◆ EXERCISE ◆
Return all entries precisely as they stand, without the images.

+--

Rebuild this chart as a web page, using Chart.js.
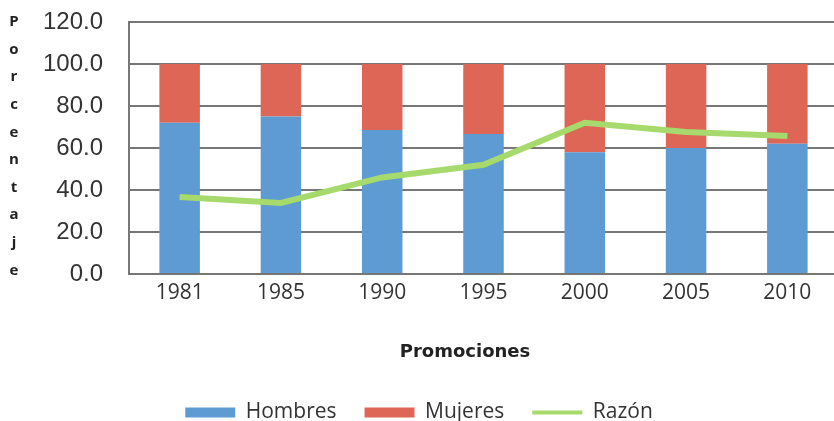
<!DOCTYPE html>
<html>
<head>
<meta charset="utf-8">
<script src="https://cdn.jsdelivr.net/npm/chart.js@4.4.0/dist/chart.umd.min.js"></script>
<style>
  html, body { margin: 0; padding: 0; background: #fff; overflow: hidden; }
  #wrap { width: 838px; height: 421px; }
</style>
</head>
<body>
<div id="wrap"><canvas id="myChart" width="838" height="421"></canvas></div>
<script>
// data
var promociones = ['1981', '1985', '1990', '1995', '2000', '2005', '2010'];
var hombres = [72, 75, 68.6, 66.7, 58, 60, 62];
var mujeres = [28, 25, 31.4, 33.3, 42, 40, 38];
var razon = [36.7, 33.8, 46, 52, 72, 67.6, 65.7];
var yTitle = 'Porcentaje';
var xTitle = 'Promociones';

// draws the stacked y title and the x title
var titles = {
  id: 'titles',
  afterDraw: function (chart) {
    var c = chart.ctx;
    c.save();
    c.fillStyle = '#222';
    c.textAlign = 'center';
    c.textBaseline = 'middle';
    c.font = 'bold 15px "Open Sans"';
    for (var i = 0; i < yTitle.length; i++) {
      c.fillText(yTitle[i], 14, 22 + i * 27.6);
    }
    c.font = 'bold 18px "DejaVu Sans"';
    c.fillText(xTitle, 465, 352);
    c.restore();
  }
};

var ctx = document.getElementById('myChart').getContext('2d');
var chart = new Chart(ctx, {
  type: 'bar',
  data: {
    labels: promociones,
    datasets: [{
      label: 'Hombres',
      data: hombres,
      backgroundColor: '#5E9BD3',
      stack: 'g',
      order: 1,
      pointStyle: 'rect'
    }, {
      label: 'Mujeres',
      data: mujeres,
      backgroundColor: '#DD6656',
      stack: 'g',
      order: 1,
      pointStyle: 'rect'
    }, {
      type: 'line',
      label: 'Razón',
      data: razon,
      borderColor: '#A6DA6C',
      backgroundColor: '#A6DA6C',
      borderWidth: 6,
      pointRadius: 0,
      tension: 0,
      stack: 'r',
      order: 0,
      pointStyle: 'line'
    }]
  },
  options: {
    responsive: false,
    animation: false,
    layout: {
      padding: { top: 22, right: 0, bottom: -12, left: 0 }
    },
    datasets: {
      bar: { categoryPercentage: 1, barPercentage: 0.4 }
    },
    scales: {
      x: {
        stacked: true,
        grid: { display: false, drawTicks: false },
        border: { color: '#777', width: 2 },
        ticks: {
          padding: 6,
          color: '#333',
          font: { family: '"Open Sans"', size: 21 }
        },
        afterFit: function (scale) { scale.height = 100; }
      },
      y: {
        stacked: true,
        min: 0,
        max: 120,
        grid: { color: '#777', lineWidth: 2, drawTicks: true, tickLength: 22, tickColor: 'transparent' },
        border: { color: '#777', width: 2 },
        ticks: {
          stepSize: 20,
          padding: 4,
          color: '#333',
          font: { family: '"Liberation Sans"', size: 24 },
          callback: function (v) { return v.toFixed(1); }
        },
        afterFit: function (scale) { scale.width = 129; }
      }
    },
    plugins: {
      tooltip: { enabled: false },
      legend: {
        position: 'bottom',
        labels: {
          usePointStyle: true,
          pointStyleWidth: 50,
          boxHeight: 10,
          padding: 28,
          color: '#333',
          font: { family: '"Open Sans"', size: 21 },
          sort: function (a, b) { return a.datasetIndex - b.datasetIndex; },
          generateLabels: function (chart) {
            var items = Chart.defaults.plugins.legend.labels.generateLabels(chart);
            items.forEach(function (it) {
              if (it.pointStyle === 'line') { it.lineWidth = 4; } else { it.lineWidth = 0; }
            });
            return items;
          }
        }
      }
    }
  },
  plugins: [titles]
});
</script>
</body>
</html>
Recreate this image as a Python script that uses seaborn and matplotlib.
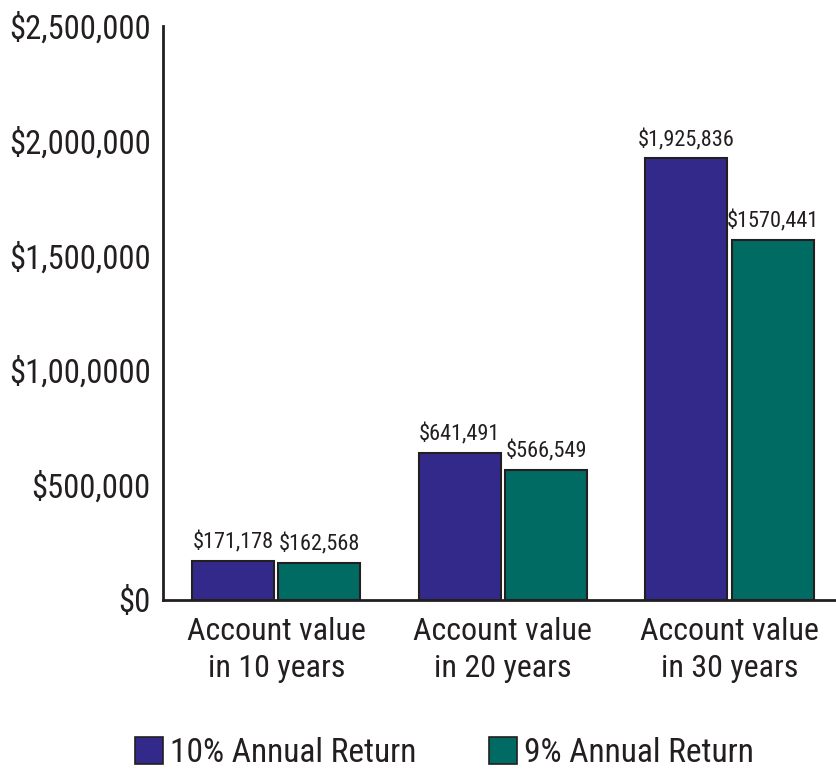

+--

◆ RESULT OF THE TASK ◆
Rebuild this chart as a web page, using Chart.js.
<!DOCTYPE html>
<html>
<head>
<meta charset="utf-8">
<script src="https://cdn.jsdelivr.net/npm/chart.js@4.4.0/dist/chart.umd.min.js"></script>
<style>
  html, body { margin: 0; padding: 0; background: #fff; overflow: hidden; }
  #wrap { width: 838px; height: 421px; }
</style>
</head>
<body>
<div id="wrap"><canvas id="myChart" width="838" height="421"></canvas></div>
<script>
// data
var promociones = ['1981', '1985', '1990', '1995', '2000', '2005', '2010'];
var hombres = [72, 75, 68.6, 66.7, 58, 60, 62];
var mujeres = [28, 25, 31.4, 33.3, 42, 40, 38];
var razon = [36.7, 33.8, 46, 52, 72, 67.6, 65.7];
var yTitle = 'Porcentaje';
var xTitle = 'Promociones';

// draws the stacked y title and the x title
var titles = {
  id: 'titles',
  afterDraw: function (chart) {
    var c = chart.ctx;
    c.save();
    c.fillStyle = '#222';
    c.textAlign = 'center';
    c.textBaseline = 'middle';
    c.font = 'bold 15px "Open Sans"';
    for (var i = 0; i < yTitle.length; i++) {
      c.fillText(yTitle[i], 14, 22 + i * 27.6);
    }
    c.font = 'bold 18px "DejaVu Sans"';
    c.fillText(xTitle, 465, 352);
    c.restore();
  }
};

var ctx = document.getElementById('myChart').getContext('2d');
var chart = new Chart(ctx, {
  type: 'bar',
  data: {
    labels: promociones,
    datasets: [{
      label: 'Hombres',
      data: hombres,
      backgroundColor: '#5E9BD3',
      stack: 'g',
      order: 1,
      pointStyle: 'rect'
    }, {
      label: 'Mujeres',
      data: mujeres,
      backgroundColor: '#DD6656',
      stack: 'g',
      order: 1,
      pointStyle: 'rect'
    }, {
      type: 'line',
      label: 'Razón',
      data: razon,
      borderColor: '#A6DA6C',
      backgroundColor: '#A6DA6C',
      borderWidth: 6,
      pointRadius: 0,
      tension: 0,
      stack: 'r',
      order: 0,
      pointStyle: 'line'
    }]
  },
  options: {
    responsive: false,
    animation: false,
    layout: {
      padding: { top: 22, right: 0, bottom: -12, left: 0 }
    },
    datasets: {
      bar: { categoryPercentage: 1, barPercentage: 0.4 }
    },
    scales: {
      x: {
        stacked: true,
        grid: { display: false, drawTicks: false },
        border: { color: '#777', width: 2 },
        ticks: {
          padding: 6,
          color: '#333',
          font: { family: '"Open Sans"', size: 21 }
        },
        afterFit: function (scale) { scale.height = 100; }
      },
      y: {
        stacked: true,
        min: 0,
        max: 120,
        grid: { color: '#777', lineWidth: 2, drawTicks: true, tickLength: 22, tickColor: 'transparent' },
        border: { color: '#777', width: 2 },
        ticks: {
          stepSize: 20,
          padding: 4,
          color: '#333',
          font: { family: '"Liberation Sans"', size: 24 },
          callback: function (v) { return v.toFixed(1); }
        },
        afterFit: function (scale) { scale.width = 129; }
      }
    },
    plugins: {
      tooltip: { enabled: false },
      legend: {
        position: 'bottom',
        labels: {
          usePointStyle: true,
          pointStyleWidth: 50,
          boxHeight: 10,
          padding: 28,
          color: '#333',
          font: { family: '"Open Sans"', size: 21 },
          sort: function (a, b) { return a.datasetIndex - b.datasetIndex; },
          generateLabels: function (chart) {
            var items = Chart.defaults.plugins.legend.labels.generateLabels(chart);
            items.forEach(function (it) {
              if (it.pointStyle === 'line') { it.lineWidth = 4; } else { it.lineWidth = 0; }
            });
            return items;
          }
        }
      }
    }
  },
  plugins: [titles]
});
</script>
</body>
</html>
Recreate this image as a Python script that uses seaborn and matplotlib.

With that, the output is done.